Chiari, Ylenia, Vincent Cahais, Nicolas Galtier, and Frédéric Delsuc. 2012. “Phylogenomic Analyses Support the Position of Turtles as the Sister Group of Birds and Crocodiles (Archosauria).” Bmc Biology 10: 1–15.
Lanfear, Robert, Brett Calcott, Simon YW Ho, and Stephane Guindon. 2012. “PartitionFinder: Combined Selection of Partitioning Schemes and Substitution Models for Phylogenetic Analyses.” Molecular Biology and Evolution 29 (6): 1695–1701.
Lanfear, Robert, Brett Calcott, David Kainer, Christoph Mayer, and Alexandros Stamatakis. 2014. “Selecting Optimal Partitioning Schemes for Phylogenomic Datasets.” BMC Evolutionary Biology 14: 1–14.
Minh, Bui Quang, Minh Anh Thi Nguyen, and Arndt Von Haeseler. 2013. “Ultrafast Approximation for Phylogenetic Bootstrap.” Molecular Biology and Evolution 30 (5): 1188–95.
Minh, Bui Quang, Heiko A Schmidt, Olga Chernomor, Dominik Schrempf, Michael D Woodhams, Arndt Von Haeseler, and Robert Lanfear. 2020. “IQ-TREE 2: New Models and Efficient Methods for Phylogenetic Inference in the Genomic Era.” Molecular Biology and Evolution 37 (5): 1530–34.

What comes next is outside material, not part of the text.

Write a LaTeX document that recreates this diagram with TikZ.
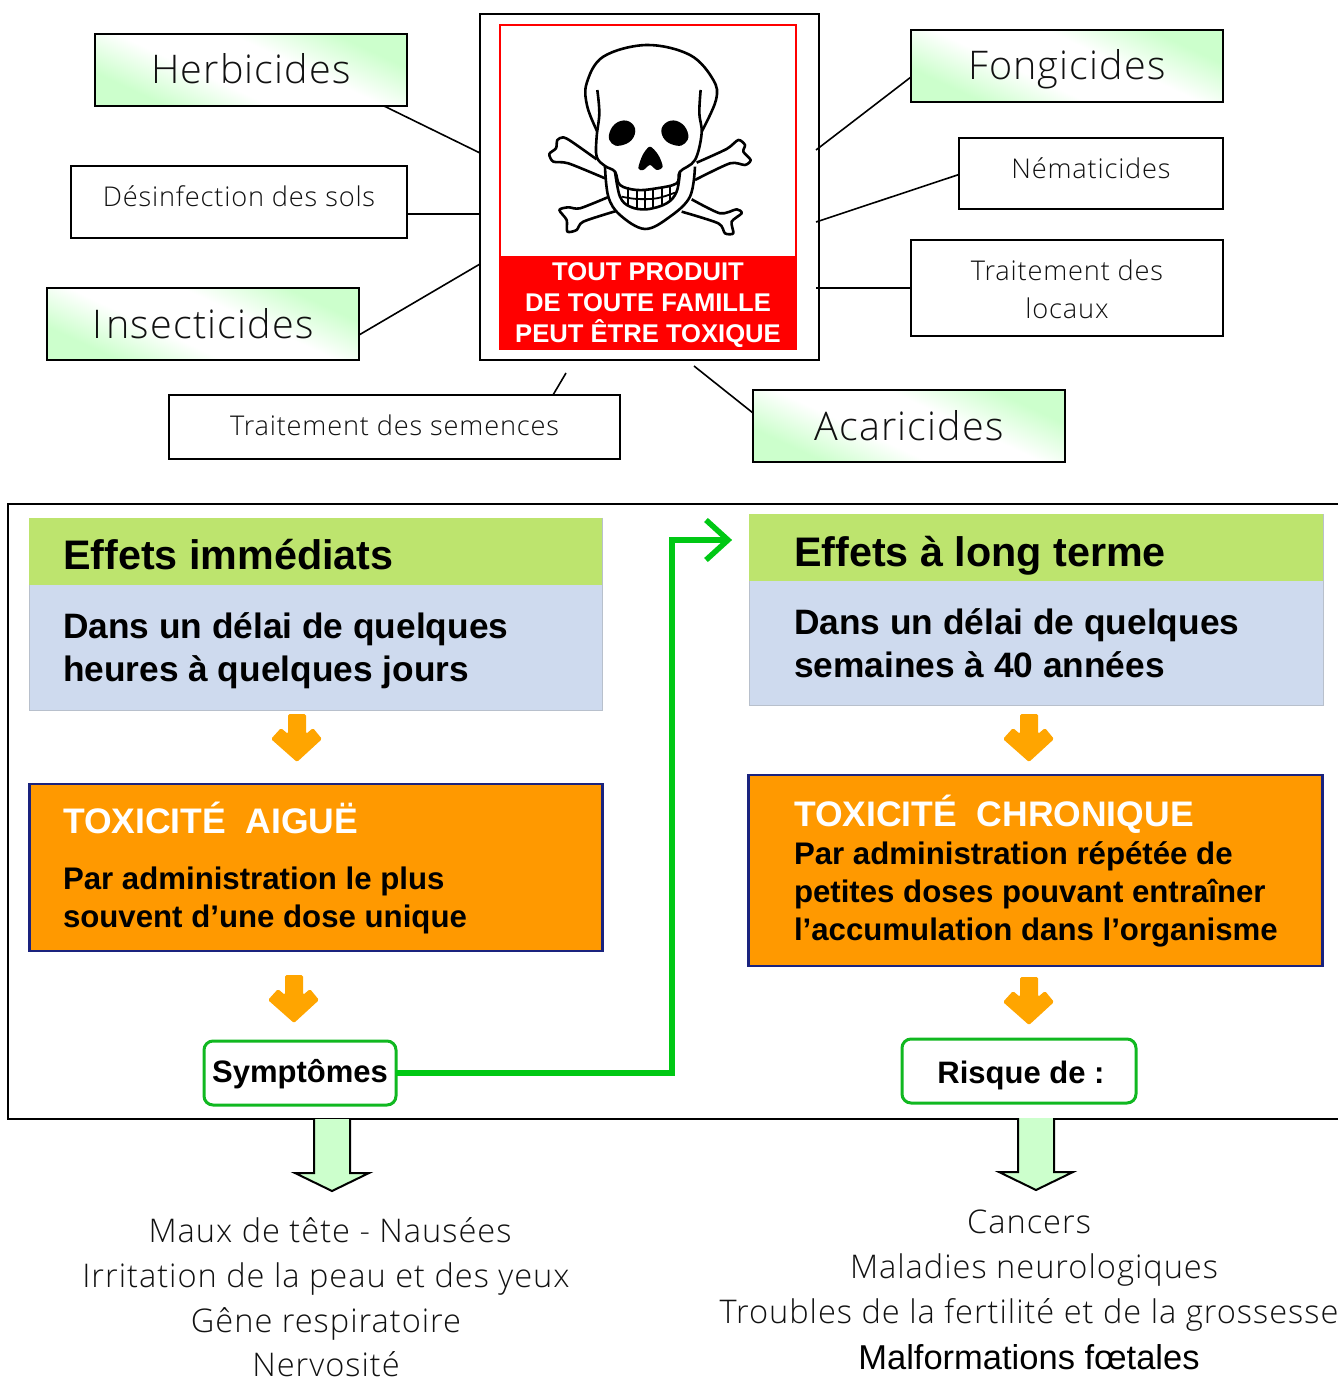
\documentclass[tikz,border=0pt]{standalone}
\usepackage{fontspec}
\setmainfont{Liberation Sans}
\newfontfamily\thinfont[LetterSpace=3]{Open Sans Light}
\usetikzlibrary{calc}
\definecolor{panelgreen}{HTML}{BDE46E}
\definecolor{panelblue}{HTML}{CEDAEE}
\definecolor{panelline}{HTML}{B8C0CC}
\definecolor{orangebox}{HTML}{FF9900}
\definecolor{navyline}{HTML}{1A237E}
\definecolor{arroworange}{HTML}{FFA500}
\definecolor{paleg}{HTML}{CCFFCC}
\definecolor{linkgreen}{HTML}{00C814}
\definecolor{boxgreen}{HTML}{10B820}
\definecolor{redsign}{HTML}{FF0000}
\definecolor{thintext}{HTML}{111111}
\pgfdeclarehorizontalshading{cornergrad}{100bp}{color(0bp)=(paleg);color(27bp)=(paleg);color(42bp)=(white);color(58bp)=(white);color(73bp)=(paleg);color(100bp)=(paleg)}
\tikzset{
  every node/.style={inner sep=0pt,outer sep=0pt},
  plainbox/.style={draw=black,line width=2pt,fill=white,rectangle,anchor=north west,align=center,text=thintext},
  gradbox/.style={plainbox,fill=none,shading=cornergrad,shading angle=65},
  link/.style={draw=black,line width=1.6pt},
  bigtxt/.style={font=\thinfont\fontsize{39.5}{39.5}\selectfont,text height=31pt,text depth=3pt},
  midtxt/.style={font=\thinfont\fontsize{27.2}{38}\selectfont},
  listtxt/.style={font=\thinfont\fontsize{32.6}{33}\selectfont,text=thintext,anchor=base},
  headtxt/.style={font=\bfseries\fontsize{41.3}{41.3}\selectfont,anchor=base west},
  subtxt/.style={font=\bfseries\fontsize{35.3}{43}\selectfont,anchor=west,align=left},
  toxhead/.style={font=\bfseries\fontsize{35.5}{35.5}\selectfont,anchor=west,text=white},
  toxtxt/.style={font=\bfseries\fontsize{31.2}{38}\selectfont,anchor=west,align=left},
  roundbox/.style={draw=boxgreen,line width=3pt,rounded corners=9pt,fill=white,anchor=north west,font=\bfseries\fontsize{31}{31}\selectfont},
  orangearrow/.style={fill=arroworange,draw=none,rounded corners=1.5pt},
  palearrow/.style={fill=paleg,draw=black,line width=2pt},
  bonestyle/.style={draw=black,line width=2.6pt,fill=white,line join=round},
}
\begin{document}
\begin{tikzpicture}[x=1pt,y=-1pt]
\useasboundingbox (0,0) rectangle (1338,1378);
% top: poster
\node[plainbox,minimum width=339pt,minimum height=346pt] (frame) at (480,14) {};
\node[draw=redsign,line width=2.6pt,fill=white,anchor=north west,minimum width=296pt,minimum height=324pt] (sign) at (500,25) {};
\node[fill=redsign,anchor=north west,minimum width=296pt,minimum height=94pt] (signband) at (500,255.5) {};
\node[text=white,align=center,font=\bfseries\fontsize{25.6}{31}\selectfont] (signtext) at (648,305) {TOUT PRODUIT\\DE TOUTE FAMILLE\\PEUT ÊTRE TOXIQUE};
\begin{scope}[shift={(480,0)},x=0.3333pt,y=-0.3333pt]
  \draw[bonestyle] plot[smooth,tension=.45] coordinates {(350,478)(275,425)(250,412)(232,420)(228,445)(208,462)(220,485)(265,490)(375,535)};
  \draw[bonestyle] plot[smooth,tension=.45] coordinates {(650,488)(740,447)(775,420)(795,435)(790,455)(812,480)(795,495)(750,490)(645,540)};
  \draw[bonestyle] plot[smooth,tension=.45] coordinates {(383,592)(300,625)(265,622)(238,630)(260,660)(262,695)(290,690)(310,665)(412,632)};
  \draw[bonestyle] plot[smooth,tension=.45] coordinates {(635,598)(720,640)(770,628)(785,640)(755,665)(760,700)(735,700)(715,670)(605,635)};
  % jaw
  \draw[bonestyle] plot[smooth,tension=.6] coordinates {(375,500)(385,590)(420,645)(495,687)(570,650)(630,590)(645,500)};
  % cranium
  \draw[bonestyle] plot[smooth,tension=.6] coordinates {(352,395)(322,320)(320,250)(370,170)(500,135)(630,165)(700,240)(708,300)(665,395)};
  \draw[bonestyle] plot[smooth,tension=.6] coordinates {(352,270)(358,340)(350,410)(350,470)(375,498)(405,515)(420,555)(470,570)(530,565)(590,550)(600,515)(645,480)(665,400)(658,340)(662,270)};
  % lower teeth
  \draw[bonestyle,fill=none] plot[smooth,tension=.6] coordinates {(405,515)(420,590)(450,620)(500,628)(560,610)(590,575)(600,515)};
  \draw[black,line width=1.8pt] plot[smooth,tension=.6] coordinates {(425,590)(470,597)(530,595)(585,578)};
  \foreach \tx/\ta/\tb in {445/560/618,470/570/625,495/570/628,520/568/626,545/563/618,570/557/605}
    \draw[black,line width=1.8pt] (\tx,\ta) -- (\tx,\tb);
  % eyes and nose
  \fill[black] plot[smooth cycle,tension=.7] coordinates {(387,405)(405,372)(440,362)(465,385)(455,420)(420,437)(395,430)};
  \fill[black] plot[smooth cycle,tension=.7] coordinates {(625,405)(607,372)(572,362)(545,385)(555,420)(590,437)(615,430)};
  \fill[black] plot[smooth cycle,tension=.5] coordinates {(475,505)(490,510)(510,495)(530,510)(548,500)(535,465)(510,440)(488,465)};
\end{scope}
% satellite boxes
\node[gradbox,bigtxt,minimum width=312pt,minimum height=72pt] (herb) at (95,34) {Herbicides};
\node[plainbox,midtxt,text height=12pt,text depth=3pt,minimum width=336pt,minimum height=72pt] (desinf) at (71,166) {Désinfection des sols};
\node[gradbox,bigtxt,minimum width=312pt,minimum height=72pt] (insect) at (47,288) {I\kern4pt nsecticides};
\node[plainbox,midtxt,text height=20pt,text depth=3pt,minimum width=451pt,minimum height=64pt] (semences) at (169,395) {Traitement des semences};
\node[gradbox,bigtxt,minimum width=312pt,minimum height=72pt] (fong) at (911,30) {Fongicides};
\node[plainbox,midtxt,text height=12pt,text depth=3pt,minimum width=264pt,minimum height=71pt] (nemat) at (959,138) {Nématicides};
\node[plainbox,midtxt,minimum width=312pt,minimum height=96pt] (locaux) at (911,240) {\rule{0pt}{24pt}Traitement des\\locaux};
\node[gradbox,bigtxt,minimum width=312pt,minimum height=72pt] (acar) at (753,390) {Acaricides};
% connectors
\draw[link] ($(herb.south east)+(-23,0)$) -- ($(frame.north west)+(0,139)$);
\draw[link] ($(desinf.south east)+(0,-24)$) -- ($(frame.north west)+(0,200)$);
\draw[link] ($(insect.south east)+(0,-25)$) -- ($(frame.north west)+(0,250)$);
\draw[link] ($(semences.north west)+(384,0)$) -- ($(semences.north west)+(397,-22)$);
\draw[link] ($(fong.south west)+(0,-25)$) -- ($(frame.north east)+(-3,136)$);
\draw[link] ($(nemat.west)+(0,1)$) -- ($(frame.north east)+(-3,208)$);
\draw[link] (locaux.west) -- ($(frame.north east)+(-3,274)$);
\draw[link] ($(acar.north west)+(0,23)$) -- ($(frame.south west)+(214,6)$);
% lower frame
\draw[black,line width=2.4pt] (1338,504) -- (8,504) -- (8,1119) -- (1338,1119);
% left column
\node[fill=panelblue,draw=panelline,line width=1pt,anchor=north west,minimum width=573pt,minimum height=192pt] (leftpanel) at (29,518) {};
\node[fill=panelgreen,anchor=north west,minimum width=573pt,minimum height=67pt] (lefthead) at (29,518) {};
\node[headtxt] (lh) at (63,569.5) {Effets immédiats};
\node[subtxt] (ls) at (63,651) {Dans un délai de quelques\\heures à quelques jours};
\node[fill=orangebox,draw=navyline,line width=2.6pt,anchor=north west,minimum width=573pt,minimum height=167pt] (leftorange) at (29.5,784) {};
\node[toxhead] (lo1) at (63,818) {TOXICITÉ\ \ AIGUË};
\node[toxtxt] (lo2) at (63,900) {Par administration le plus\\souvent d’une dose unique};
\node[roundbox,text height=24pt,text depth=6pt,minimum width=192pt,minimum height=64pt] (sympt) at (204,1041) {Symptômes};
% right column
\node[fill=panelblue,draw=panelline,line width=1pt,anchor=north west,minimum width=574pt,minimum height=191pt] (rightpanel) at (749,514) {};
\node[fill=panelgreen,anchor=north west,minimum width=574pt,minimum height=67pt] (righthead) at (749,514) {};
\node[headtxt] (rh) at (794,566) {Effets à long terme};
\node[subtxt] (rs) at (794,643) {Dans un délai de quelques\\semaines à 40 années};
\node[fill=orangebox,draw=navyline,line width=2.6pt,anchor=north west,minimum width=574pt,minimum height=191pt] (rightorange) at (748.5,775) {};
\node[toxhead] (ro1) at (794,814.5) {TOXICITÉ\ \ CHRONIQUE};
\node[toxtxt] (ro2) at (794,894.5) {Par administration répétée de\\petites doses pouvant entraîner\\l’accumulation dans l’organisme};
\node[roundbox,text height=28pt,text depth=4pt,minimum width=234pt,minimum height=64pt] (risque) at (902,1039) {\hspace*{4pt}Risque de :};
% green link
\coordinate (arrowtip) at (728,540);
\draw[linkgreen,line width=5.5pt,line join=miter] (sympt.east) -| (672,540) -- (arrowtip);
\draw[linkgreen,line width=5.5pt,line cap=butt] (706,520) -- (arrowtip) -- (706,560);
% orange arrows
\foreach \cx/\cy in {297/714,294/975,1029/714,1029/977}
  \fill[orangearrow,shift={(\cx,\cy)}] (-9,0) -- (9,0) -- (9,20) -- (16,14) -- (25,25) -- (0,48) -- (-26,25) -- (-16,14) -- (-9,20) -- cycle;
% pale arrows
\foreach \cx/\cy in {332/1119,1036/1118}
  \draw[palearrow,shift={(\cx,\cy)}] (-18,0) -- (-18,54) -- (-37,54) -- (0,72) -- (37,54) -- (18,54) -- (18,0);
% lists
\node[listtxt] (l1) at (330,1242) {Maux de tête - Nausées};
\node[listtxt] (l2) at (326,1287) {Irritation de la peau et des yeux};
\node[listtxt] (l3) at (326,1332) {Gêne respiratoire};
\node[listtxt] (l4) at (326,1376) {Nervosité};
\node[listtxt] (r1) at (1029,1233) {Cancers};
\node[listtxt] (r2) at (1034,1278) {Maladies neurologiques};
\node[listtxt] (r3) at (1029,1323) {Troubles de la fertilité et de la grossesse};
\node[font=\fontsize{34.5}{35}\selectfont,anchor=base] (r4) at (1029,1369) {Malformations fœtales};
\end{tikzpicture}
\end{document}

Shimodaira, Hidetoshi, and Masami Hasegawa. 1999. “Multiple Comparisons of Log-Likelihoods with Applications to Phylogenetic Inference.” Molecular Biology and Evolution 16 (8): 1114.
Strimmer, Korbinian, and Andrew Rambaut. 2002. “Inferring Confidence Sets of Possibly Misspecified Gene Trees.” Proceedings of the Royal Society of London. Series B: Biological Sciences 269 (1487): 137–42.